Each line that holds the word "this" counts once; report the total and nothing else.

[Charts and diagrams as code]
::::::::::
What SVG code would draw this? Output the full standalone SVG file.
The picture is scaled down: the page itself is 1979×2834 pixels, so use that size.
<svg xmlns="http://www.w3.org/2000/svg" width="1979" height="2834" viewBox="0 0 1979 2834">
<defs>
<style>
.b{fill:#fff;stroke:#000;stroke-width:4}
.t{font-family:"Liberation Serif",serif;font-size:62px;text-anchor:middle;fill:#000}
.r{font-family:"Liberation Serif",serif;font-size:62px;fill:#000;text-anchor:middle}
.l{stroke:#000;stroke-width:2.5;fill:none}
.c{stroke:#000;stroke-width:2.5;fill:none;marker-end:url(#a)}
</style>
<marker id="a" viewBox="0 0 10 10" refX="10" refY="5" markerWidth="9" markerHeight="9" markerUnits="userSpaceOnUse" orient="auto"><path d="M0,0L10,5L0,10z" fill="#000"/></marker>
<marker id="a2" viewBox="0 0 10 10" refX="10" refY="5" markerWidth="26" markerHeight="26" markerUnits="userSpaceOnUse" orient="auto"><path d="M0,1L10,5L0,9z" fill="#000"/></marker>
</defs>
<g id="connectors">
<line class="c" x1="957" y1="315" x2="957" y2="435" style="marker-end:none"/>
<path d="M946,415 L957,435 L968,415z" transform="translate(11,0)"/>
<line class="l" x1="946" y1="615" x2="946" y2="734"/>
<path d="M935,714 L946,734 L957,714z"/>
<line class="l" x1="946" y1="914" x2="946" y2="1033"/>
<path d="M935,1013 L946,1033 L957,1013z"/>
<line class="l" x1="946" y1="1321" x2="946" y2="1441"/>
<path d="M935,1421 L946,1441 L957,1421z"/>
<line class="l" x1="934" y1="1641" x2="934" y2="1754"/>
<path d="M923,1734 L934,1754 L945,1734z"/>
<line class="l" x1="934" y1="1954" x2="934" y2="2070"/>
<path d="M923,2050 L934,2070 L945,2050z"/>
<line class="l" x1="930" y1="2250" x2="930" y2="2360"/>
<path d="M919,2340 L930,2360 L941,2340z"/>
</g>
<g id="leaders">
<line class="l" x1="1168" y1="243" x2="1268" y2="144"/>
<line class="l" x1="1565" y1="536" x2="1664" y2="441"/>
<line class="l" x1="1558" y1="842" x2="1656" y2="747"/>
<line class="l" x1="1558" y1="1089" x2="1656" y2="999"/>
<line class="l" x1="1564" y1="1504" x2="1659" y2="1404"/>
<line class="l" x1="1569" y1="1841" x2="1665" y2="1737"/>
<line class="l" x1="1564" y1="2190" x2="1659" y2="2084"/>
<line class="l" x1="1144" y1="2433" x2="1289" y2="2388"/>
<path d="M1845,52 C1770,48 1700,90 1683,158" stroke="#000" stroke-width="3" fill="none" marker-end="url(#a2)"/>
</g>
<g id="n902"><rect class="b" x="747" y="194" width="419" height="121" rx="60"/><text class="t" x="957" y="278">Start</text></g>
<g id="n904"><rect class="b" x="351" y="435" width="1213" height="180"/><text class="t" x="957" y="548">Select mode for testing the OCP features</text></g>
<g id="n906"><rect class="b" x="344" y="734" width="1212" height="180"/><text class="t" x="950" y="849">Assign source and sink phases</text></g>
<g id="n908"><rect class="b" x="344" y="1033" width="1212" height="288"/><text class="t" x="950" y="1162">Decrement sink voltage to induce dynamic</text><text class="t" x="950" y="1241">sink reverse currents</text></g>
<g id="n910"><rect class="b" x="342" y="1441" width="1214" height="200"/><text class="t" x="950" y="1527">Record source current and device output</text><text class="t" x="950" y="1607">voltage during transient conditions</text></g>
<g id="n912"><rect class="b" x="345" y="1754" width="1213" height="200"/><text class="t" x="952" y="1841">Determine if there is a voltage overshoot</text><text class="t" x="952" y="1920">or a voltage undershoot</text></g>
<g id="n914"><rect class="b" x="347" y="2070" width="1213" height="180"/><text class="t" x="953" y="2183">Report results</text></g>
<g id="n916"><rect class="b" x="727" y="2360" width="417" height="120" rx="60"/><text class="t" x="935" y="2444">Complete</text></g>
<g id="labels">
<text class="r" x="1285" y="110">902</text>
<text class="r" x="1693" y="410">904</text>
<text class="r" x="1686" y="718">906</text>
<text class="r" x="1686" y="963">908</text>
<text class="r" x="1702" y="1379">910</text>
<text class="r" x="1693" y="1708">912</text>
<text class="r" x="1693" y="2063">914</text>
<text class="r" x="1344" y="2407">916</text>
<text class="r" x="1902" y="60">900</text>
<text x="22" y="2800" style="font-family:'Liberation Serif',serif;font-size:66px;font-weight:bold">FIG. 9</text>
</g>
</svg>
::::::::::
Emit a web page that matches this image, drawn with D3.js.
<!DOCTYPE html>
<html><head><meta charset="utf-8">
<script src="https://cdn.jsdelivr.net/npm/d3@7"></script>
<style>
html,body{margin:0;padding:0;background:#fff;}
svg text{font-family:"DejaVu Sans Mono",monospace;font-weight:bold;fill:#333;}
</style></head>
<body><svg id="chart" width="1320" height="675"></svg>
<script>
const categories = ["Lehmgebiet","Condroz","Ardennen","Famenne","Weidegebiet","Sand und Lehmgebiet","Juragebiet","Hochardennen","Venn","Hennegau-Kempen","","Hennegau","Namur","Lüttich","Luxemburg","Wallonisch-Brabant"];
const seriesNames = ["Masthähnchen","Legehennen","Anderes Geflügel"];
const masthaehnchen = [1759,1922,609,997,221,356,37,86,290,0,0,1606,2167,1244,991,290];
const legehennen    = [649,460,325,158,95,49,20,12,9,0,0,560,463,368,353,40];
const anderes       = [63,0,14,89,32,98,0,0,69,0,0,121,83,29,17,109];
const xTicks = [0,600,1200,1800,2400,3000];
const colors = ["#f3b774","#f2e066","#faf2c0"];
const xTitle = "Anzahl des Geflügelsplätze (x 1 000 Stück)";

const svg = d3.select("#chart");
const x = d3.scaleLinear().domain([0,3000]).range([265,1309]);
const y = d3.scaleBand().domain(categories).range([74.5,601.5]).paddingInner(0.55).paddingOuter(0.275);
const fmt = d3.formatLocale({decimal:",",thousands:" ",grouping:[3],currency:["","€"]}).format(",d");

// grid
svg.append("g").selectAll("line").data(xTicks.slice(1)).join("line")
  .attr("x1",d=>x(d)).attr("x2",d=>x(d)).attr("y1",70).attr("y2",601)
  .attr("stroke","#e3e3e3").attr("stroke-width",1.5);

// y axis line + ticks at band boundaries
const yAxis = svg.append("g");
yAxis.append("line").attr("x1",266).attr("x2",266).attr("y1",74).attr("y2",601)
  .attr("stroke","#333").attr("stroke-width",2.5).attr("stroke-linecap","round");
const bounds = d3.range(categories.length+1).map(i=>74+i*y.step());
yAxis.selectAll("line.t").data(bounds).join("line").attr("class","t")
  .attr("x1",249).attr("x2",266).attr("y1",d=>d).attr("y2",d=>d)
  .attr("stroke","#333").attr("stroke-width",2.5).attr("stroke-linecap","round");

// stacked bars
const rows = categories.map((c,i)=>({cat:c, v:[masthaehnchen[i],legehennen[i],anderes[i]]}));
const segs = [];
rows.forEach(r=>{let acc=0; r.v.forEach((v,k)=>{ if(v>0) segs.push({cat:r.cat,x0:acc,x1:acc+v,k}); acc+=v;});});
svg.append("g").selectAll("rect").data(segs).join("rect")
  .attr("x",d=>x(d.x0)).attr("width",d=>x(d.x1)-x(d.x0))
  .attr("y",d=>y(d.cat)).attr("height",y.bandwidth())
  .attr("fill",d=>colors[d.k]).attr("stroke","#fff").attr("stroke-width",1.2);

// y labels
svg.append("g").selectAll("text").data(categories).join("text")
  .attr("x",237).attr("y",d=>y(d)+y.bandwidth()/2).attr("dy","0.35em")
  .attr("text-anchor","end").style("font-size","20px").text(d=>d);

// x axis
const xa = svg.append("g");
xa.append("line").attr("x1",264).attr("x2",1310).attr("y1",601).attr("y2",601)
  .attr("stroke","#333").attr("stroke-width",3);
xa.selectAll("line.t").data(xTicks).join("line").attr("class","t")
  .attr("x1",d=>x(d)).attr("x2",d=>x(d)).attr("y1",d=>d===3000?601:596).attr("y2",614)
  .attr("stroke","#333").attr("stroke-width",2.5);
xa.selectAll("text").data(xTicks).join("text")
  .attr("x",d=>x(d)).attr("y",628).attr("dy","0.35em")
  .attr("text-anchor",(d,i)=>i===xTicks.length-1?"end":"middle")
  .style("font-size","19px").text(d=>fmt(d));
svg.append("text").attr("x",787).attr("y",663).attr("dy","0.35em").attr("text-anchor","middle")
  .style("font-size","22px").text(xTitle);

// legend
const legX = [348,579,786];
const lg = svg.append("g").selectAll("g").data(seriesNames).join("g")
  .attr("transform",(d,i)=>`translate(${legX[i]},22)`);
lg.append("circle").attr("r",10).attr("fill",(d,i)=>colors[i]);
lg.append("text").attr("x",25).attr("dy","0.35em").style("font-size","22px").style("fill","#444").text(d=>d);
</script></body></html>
::::::::::
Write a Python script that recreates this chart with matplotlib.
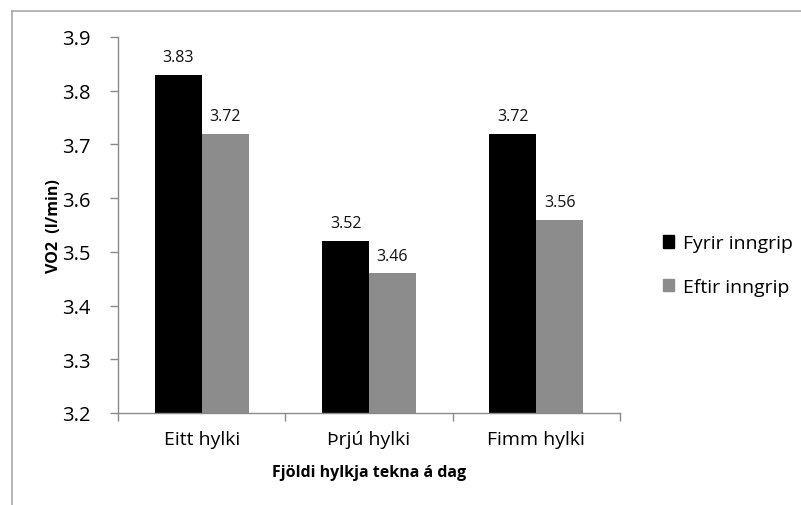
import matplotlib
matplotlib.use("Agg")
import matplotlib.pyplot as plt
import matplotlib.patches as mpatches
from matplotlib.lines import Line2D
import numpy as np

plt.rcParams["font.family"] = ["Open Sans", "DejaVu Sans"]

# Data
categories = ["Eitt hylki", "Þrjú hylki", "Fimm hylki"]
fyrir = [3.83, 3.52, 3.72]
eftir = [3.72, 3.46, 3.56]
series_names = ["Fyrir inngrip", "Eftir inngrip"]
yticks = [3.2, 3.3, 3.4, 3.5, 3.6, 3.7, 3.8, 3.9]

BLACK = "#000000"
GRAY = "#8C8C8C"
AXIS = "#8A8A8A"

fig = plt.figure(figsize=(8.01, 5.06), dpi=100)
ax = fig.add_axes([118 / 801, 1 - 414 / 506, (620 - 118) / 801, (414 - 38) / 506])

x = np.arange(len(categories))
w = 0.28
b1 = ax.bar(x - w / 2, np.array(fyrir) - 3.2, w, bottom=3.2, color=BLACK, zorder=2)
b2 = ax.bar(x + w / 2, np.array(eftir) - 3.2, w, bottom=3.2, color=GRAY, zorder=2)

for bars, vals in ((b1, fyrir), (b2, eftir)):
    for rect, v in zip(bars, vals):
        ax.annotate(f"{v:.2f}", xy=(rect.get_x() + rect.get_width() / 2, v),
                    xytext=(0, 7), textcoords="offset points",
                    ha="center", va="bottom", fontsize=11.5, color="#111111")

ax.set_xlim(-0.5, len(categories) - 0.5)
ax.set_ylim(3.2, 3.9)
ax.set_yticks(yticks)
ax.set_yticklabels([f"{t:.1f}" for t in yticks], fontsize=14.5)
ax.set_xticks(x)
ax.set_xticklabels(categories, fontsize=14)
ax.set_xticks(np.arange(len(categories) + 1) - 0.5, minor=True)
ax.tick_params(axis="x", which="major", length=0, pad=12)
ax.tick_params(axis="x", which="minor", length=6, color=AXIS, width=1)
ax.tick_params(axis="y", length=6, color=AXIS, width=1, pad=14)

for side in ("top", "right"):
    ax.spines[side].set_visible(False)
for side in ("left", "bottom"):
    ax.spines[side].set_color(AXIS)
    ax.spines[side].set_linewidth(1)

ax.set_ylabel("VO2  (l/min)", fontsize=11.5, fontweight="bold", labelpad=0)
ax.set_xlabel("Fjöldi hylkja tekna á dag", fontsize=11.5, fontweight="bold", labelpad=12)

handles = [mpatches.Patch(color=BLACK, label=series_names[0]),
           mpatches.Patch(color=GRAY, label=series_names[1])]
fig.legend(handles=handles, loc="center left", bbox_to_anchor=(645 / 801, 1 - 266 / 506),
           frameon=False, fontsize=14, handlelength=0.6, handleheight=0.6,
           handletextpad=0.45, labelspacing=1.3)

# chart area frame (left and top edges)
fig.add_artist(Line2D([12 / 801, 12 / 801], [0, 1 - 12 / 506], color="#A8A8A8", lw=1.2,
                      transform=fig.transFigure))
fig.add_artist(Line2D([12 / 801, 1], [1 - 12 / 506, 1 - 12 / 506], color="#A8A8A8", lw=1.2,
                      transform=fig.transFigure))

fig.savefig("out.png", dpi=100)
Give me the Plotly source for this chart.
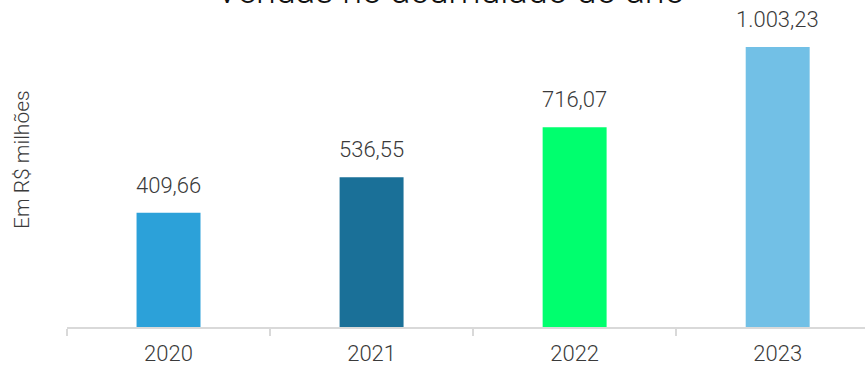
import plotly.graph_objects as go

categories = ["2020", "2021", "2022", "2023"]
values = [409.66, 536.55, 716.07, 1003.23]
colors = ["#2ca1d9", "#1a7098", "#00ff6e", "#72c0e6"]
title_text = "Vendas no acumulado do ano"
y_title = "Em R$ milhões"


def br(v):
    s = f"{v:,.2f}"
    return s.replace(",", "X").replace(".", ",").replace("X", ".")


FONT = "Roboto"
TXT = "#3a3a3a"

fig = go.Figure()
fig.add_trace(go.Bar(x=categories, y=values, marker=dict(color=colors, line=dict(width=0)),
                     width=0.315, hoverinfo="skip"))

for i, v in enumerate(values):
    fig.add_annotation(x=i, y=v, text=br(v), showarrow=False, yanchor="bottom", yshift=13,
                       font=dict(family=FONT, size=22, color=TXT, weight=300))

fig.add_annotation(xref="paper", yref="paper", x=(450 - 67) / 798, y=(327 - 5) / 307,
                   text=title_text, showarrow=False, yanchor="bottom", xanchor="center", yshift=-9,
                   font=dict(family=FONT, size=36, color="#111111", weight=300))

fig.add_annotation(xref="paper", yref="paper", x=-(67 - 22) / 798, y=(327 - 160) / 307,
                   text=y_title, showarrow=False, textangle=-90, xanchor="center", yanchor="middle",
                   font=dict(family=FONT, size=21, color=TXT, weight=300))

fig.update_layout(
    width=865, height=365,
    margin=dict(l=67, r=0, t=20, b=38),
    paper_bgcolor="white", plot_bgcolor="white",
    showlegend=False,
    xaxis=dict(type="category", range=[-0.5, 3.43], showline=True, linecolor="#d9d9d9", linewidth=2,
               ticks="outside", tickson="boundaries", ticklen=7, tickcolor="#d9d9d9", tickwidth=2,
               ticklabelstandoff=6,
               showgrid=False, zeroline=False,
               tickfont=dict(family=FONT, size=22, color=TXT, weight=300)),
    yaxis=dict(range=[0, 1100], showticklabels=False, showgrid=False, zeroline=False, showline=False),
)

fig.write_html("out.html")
::::::::::
Exercise answer — 4